INSTRUCTIONS TO FOLLOW: Copy out the lines that include the word "matplotlib".

____ DATA PROVIDED

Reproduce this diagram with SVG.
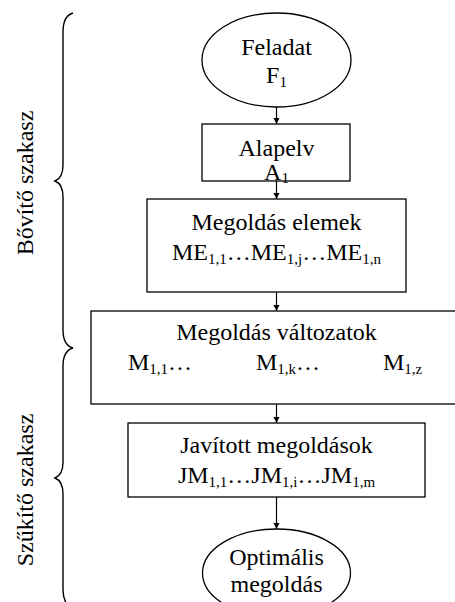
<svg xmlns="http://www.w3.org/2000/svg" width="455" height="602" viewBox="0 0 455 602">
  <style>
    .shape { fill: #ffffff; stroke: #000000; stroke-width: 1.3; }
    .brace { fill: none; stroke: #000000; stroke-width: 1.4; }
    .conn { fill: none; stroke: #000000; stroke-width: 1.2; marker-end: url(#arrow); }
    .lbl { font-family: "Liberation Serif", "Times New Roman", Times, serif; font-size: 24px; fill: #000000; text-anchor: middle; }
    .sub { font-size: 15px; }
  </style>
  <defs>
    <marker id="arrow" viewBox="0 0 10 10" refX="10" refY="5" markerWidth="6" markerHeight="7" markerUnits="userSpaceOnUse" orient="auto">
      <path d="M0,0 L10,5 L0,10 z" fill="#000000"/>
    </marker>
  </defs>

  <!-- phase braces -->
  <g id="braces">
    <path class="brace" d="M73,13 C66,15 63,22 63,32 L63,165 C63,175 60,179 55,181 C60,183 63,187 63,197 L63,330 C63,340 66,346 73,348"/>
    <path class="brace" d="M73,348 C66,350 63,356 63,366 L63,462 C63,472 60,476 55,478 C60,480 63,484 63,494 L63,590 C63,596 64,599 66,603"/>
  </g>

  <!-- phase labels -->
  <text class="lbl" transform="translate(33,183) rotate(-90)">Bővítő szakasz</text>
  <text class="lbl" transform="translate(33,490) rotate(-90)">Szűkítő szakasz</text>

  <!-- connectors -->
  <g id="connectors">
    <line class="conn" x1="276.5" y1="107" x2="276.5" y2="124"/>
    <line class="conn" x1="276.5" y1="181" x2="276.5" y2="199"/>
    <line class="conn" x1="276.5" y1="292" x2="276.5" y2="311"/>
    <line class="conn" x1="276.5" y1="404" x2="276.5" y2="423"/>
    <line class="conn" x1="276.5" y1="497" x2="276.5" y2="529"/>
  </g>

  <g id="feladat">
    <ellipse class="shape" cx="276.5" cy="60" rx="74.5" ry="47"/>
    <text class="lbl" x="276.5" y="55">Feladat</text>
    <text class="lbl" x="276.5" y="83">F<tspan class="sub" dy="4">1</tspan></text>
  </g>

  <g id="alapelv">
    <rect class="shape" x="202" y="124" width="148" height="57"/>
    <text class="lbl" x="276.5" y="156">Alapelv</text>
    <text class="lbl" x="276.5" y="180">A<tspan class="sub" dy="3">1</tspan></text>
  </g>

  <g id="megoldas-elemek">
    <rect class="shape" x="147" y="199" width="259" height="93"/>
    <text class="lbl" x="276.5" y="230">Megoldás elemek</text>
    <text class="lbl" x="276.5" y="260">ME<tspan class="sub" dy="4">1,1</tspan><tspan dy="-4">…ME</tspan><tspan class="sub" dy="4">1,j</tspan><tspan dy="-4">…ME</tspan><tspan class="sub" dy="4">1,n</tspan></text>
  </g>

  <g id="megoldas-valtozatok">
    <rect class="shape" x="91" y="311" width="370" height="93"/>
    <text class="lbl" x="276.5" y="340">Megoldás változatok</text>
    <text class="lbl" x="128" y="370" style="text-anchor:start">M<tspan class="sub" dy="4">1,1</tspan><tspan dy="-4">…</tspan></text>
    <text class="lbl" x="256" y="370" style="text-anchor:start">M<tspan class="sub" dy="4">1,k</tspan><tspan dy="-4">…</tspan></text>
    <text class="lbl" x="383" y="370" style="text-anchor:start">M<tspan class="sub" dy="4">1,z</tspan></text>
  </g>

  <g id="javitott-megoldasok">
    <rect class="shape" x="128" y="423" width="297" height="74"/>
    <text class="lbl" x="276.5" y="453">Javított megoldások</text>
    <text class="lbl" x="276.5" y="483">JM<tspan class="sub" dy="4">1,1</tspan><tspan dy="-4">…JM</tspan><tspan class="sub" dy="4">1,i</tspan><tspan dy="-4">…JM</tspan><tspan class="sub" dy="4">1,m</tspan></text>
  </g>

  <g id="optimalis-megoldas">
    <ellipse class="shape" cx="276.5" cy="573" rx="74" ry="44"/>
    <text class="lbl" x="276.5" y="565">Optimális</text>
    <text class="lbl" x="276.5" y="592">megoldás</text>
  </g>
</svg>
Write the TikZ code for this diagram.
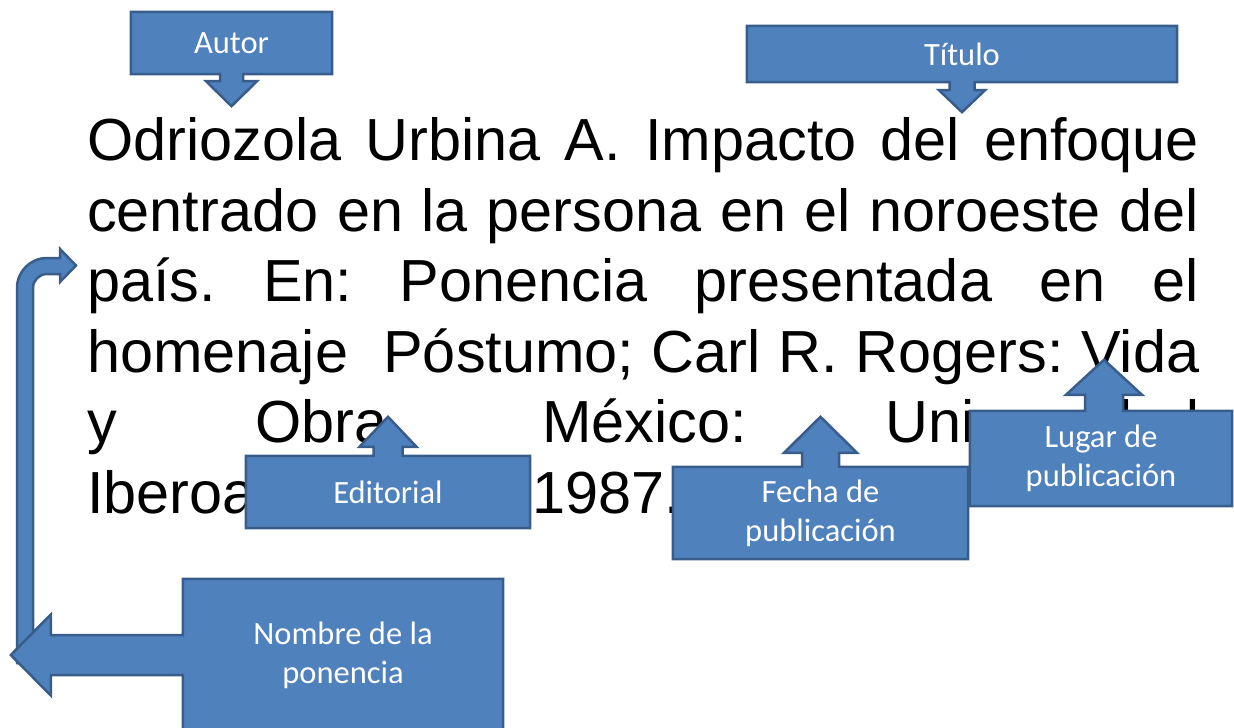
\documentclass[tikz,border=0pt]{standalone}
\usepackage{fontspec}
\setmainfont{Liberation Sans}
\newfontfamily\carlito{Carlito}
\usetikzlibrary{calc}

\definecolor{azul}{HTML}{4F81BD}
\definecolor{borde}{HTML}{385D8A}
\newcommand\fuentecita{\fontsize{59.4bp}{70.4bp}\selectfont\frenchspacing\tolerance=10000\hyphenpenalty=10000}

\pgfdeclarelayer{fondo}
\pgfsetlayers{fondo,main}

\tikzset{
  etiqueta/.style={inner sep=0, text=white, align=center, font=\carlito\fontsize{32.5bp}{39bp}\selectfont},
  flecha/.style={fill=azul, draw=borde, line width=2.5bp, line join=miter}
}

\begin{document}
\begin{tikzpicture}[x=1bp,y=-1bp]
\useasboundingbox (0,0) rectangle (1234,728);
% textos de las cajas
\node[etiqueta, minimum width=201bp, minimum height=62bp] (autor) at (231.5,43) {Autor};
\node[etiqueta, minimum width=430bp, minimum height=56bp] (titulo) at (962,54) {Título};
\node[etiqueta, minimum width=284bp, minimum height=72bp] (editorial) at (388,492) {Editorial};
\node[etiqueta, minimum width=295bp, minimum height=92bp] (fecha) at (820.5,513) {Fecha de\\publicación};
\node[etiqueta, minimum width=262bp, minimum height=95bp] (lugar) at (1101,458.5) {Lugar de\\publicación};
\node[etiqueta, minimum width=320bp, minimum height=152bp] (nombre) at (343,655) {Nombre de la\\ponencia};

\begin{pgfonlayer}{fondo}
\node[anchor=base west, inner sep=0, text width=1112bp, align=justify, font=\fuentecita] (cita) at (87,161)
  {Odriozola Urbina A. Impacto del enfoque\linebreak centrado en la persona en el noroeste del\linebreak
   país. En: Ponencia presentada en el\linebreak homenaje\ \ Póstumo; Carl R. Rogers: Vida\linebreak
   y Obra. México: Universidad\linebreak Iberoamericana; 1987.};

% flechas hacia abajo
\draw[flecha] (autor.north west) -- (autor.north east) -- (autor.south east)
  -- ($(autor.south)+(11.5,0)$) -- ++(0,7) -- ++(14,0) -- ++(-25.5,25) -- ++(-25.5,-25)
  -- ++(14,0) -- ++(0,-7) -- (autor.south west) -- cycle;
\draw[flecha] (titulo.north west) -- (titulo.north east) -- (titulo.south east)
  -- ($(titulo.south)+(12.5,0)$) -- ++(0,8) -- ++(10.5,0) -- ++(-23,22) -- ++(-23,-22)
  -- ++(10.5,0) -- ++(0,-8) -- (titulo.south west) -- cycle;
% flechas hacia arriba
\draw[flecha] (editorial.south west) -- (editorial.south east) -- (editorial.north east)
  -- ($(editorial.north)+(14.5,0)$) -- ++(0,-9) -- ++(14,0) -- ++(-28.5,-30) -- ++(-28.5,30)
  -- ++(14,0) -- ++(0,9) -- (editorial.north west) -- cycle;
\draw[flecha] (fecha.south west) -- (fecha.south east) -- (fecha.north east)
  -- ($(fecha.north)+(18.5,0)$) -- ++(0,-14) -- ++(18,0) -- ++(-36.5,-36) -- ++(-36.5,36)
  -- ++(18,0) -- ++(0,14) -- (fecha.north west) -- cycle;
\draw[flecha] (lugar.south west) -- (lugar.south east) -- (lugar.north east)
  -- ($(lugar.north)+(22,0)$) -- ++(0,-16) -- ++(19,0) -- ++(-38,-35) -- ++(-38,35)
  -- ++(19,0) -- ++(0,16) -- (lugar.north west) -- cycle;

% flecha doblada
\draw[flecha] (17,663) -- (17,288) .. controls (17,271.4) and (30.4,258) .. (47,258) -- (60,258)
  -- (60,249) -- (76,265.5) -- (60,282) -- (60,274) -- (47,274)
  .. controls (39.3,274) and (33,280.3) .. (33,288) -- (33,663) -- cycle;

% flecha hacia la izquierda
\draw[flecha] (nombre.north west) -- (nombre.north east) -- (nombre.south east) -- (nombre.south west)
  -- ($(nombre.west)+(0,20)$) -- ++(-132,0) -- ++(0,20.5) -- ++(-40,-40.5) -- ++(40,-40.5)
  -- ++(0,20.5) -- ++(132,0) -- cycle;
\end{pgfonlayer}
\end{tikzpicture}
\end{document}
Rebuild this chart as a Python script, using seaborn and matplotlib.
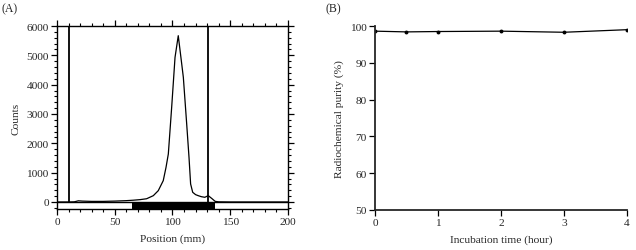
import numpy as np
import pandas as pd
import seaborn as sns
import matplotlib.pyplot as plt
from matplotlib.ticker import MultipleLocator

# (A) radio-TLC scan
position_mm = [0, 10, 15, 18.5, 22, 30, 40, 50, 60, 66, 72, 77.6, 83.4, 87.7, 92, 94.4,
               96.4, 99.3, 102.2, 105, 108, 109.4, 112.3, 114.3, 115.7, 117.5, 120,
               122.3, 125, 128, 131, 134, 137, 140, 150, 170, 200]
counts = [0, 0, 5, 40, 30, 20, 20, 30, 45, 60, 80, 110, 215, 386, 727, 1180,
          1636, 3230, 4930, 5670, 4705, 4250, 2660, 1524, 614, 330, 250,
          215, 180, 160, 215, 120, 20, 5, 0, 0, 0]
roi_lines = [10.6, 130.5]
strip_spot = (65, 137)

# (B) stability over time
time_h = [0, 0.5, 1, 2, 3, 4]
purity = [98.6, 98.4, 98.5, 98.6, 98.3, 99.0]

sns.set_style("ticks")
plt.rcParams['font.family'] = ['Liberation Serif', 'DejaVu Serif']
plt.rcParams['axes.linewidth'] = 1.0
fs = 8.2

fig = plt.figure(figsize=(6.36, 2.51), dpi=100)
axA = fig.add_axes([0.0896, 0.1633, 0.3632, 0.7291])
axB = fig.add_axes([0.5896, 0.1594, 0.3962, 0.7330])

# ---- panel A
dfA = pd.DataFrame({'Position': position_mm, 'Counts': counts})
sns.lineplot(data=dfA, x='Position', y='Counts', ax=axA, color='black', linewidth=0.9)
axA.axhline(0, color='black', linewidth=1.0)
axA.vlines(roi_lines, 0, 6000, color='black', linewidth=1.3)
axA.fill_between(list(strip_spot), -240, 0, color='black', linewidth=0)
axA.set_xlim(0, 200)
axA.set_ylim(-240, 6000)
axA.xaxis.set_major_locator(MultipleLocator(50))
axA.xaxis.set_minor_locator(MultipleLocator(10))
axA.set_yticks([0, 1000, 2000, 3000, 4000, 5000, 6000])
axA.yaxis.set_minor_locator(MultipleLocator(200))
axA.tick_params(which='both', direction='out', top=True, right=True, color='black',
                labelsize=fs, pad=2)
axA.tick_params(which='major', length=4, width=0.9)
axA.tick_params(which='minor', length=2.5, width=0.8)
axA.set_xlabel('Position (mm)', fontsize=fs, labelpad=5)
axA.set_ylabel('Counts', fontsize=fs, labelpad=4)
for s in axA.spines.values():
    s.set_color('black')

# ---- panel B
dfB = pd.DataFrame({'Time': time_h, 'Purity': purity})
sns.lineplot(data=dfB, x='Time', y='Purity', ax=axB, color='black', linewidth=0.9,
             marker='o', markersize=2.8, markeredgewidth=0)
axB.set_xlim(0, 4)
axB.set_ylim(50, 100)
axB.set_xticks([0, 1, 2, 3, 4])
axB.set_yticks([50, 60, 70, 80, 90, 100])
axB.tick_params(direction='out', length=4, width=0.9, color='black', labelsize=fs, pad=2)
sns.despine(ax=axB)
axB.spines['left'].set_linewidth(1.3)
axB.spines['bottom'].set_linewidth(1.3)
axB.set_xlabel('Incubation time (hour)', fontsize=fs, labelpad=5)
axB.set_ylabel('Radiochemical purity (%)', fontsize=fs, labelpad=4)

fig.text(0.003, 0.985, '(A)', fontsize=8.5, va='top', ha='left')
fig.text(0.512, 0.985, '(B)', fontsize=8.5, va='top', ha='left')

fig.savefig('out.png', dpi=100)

________

RESPONSE TO THIS TASK:
Rebuild this chart as a Python script, using seaborn and matplotlib.
import matplotlib.pyplot as plt
from matplotlib.ticker import MultipleLocator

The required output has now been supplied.